Oui. Et l’une des difficultés majeures est qu’il est toujours difficile d’évaluer les coûts ou gains fiscaux d’une mesure ou d’une autre. La courbe de Laffer est un concept bien connu des fiscalistes. Il formalise l’idée que les effets budgétaires favorables d’un taux d’imposition élevé sur la croissance des recettes de l’État disparaîtraient lorsque le taux d’imposition devient «trop élevé», sans que ce seuil puisse être défini. À partir d’un certain moment, une augmentation de la pression fiscale conduit effectivement à une baisse des recettes de l’État. Cela se passe lorsque la hausse du taux de l’impôt est plus que compensée par la réduction de l’assiette. On est alors incité à moins consommer, à moins travailler ou à moins investir, notamment dans un contexte transfrontalier.

L’inverse est aussi vrai: des réductions d’impôts peuvent augmenter les recettes en dopant l’activité et l’investissement. Les restrictions budgétaires sont évidemment bien présentes. Elles ne constituent cependant qu’une part de l’équation. Un réel courage politique est aussi nécessaire pour évoluer, avancer et relever les défis. La croissance future du pays dépend notamment de notre capacité à attirer des talents et à renforcer notre compétitivité. Si l’on veut attirer des compétences, il faut inévitablement se demander ce qui va les convaincre de quitter le lieu où ils vivent pour venir au Luxembourg. Une partie de la réponse se trouve dans la fiscalité. Ne rien faire en justifiant cette inaction par la nécessité de maintenir l’équilibre budgétaire pourrait, sur le long terme, s’avérer dangereux. Une telle attitude conduit à maintenir une position statique, à ne pas évoluer. Or, au regard de la conjoncture actuelle et des enjeux de compétitivité, le Luxembourg doit prendre des risques et peut se le permettre. Le niveau de la dette reste en effet relativement faible.

C’est tout l’enjeu de la réforme attendue…

Si l’on considère les atouts compétitifs du Luxembourg, on peut évoquer un système social exceptionnel, des infrastructures développées, un ensemble de services aux citoyens généreux. S’il faut poursuivre les efforts, notamment au niveau de l’amélioration des infrastructures, l’enjeu n’est pas forcément d’augmenter le niveau de dépenses, mais de travailler sur les recettes, en vue, notamment, de pérenniser le modèle. Or, celles-ci proviennent principalement des impôts prélevés au niveau des entreprises et des employés, qu’ils émanent du secteur public ou du secteur privé. Dans la mesure où c’est à l’État de financer les emplois dans le secteur public, ce n’est pas en augmentant leur nombre que l’on peut dégager des moyens supplémentaires. Il faut donc travailler sur le renforcement du secteur privé. Et, par conséquent, renforcer notre compétitivité et soutenir la croissance.

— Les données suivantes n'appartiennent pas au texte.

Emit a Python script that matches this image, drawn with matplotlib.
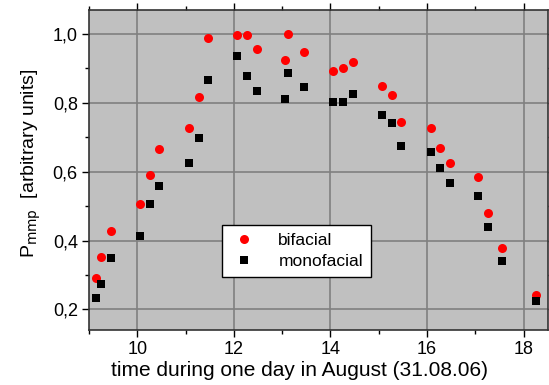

Le maintien du modèle luxembourgeois implique le maintien d’une croissance du PIB située entre 4 et 5%. Un pays de la taille du Luxembourg peut-il poursuivre de telles ambitions?

Oui. Et pour justifier cette position, je vais me permettre une analogie. Une entreprise qui, représentant 1% de parts de marché, peut facilement continuer à croître, voire doubler, sans que cela n’affecte son marché. Doubler de taille est plus compliqué pour un acteur qui représente 25% de parts de marché, à moins que le marché lui-même ne double. Au cœur du marché européen, le Luxembourg, de par sa taille, peut continuer à grandir de 4 ou 5% par an sans que cela n’affecte considérablement l’économie européenne dans son ensemble. C’est ce que fait le pays depuis longtemps. Et les possibilités sont encore nombreuses. Que l’économie française ou allemande évolue dans les mêmes proportions, par contre, impliquerait que l’ensemble de l’économie européenne croisse aussi de 4 ou 5%. Ce qui est plus compliqué.

L’enjeu est donc d’aller chercher les recettes fiscales à travers la croissance, à condition d’exporter efficacement…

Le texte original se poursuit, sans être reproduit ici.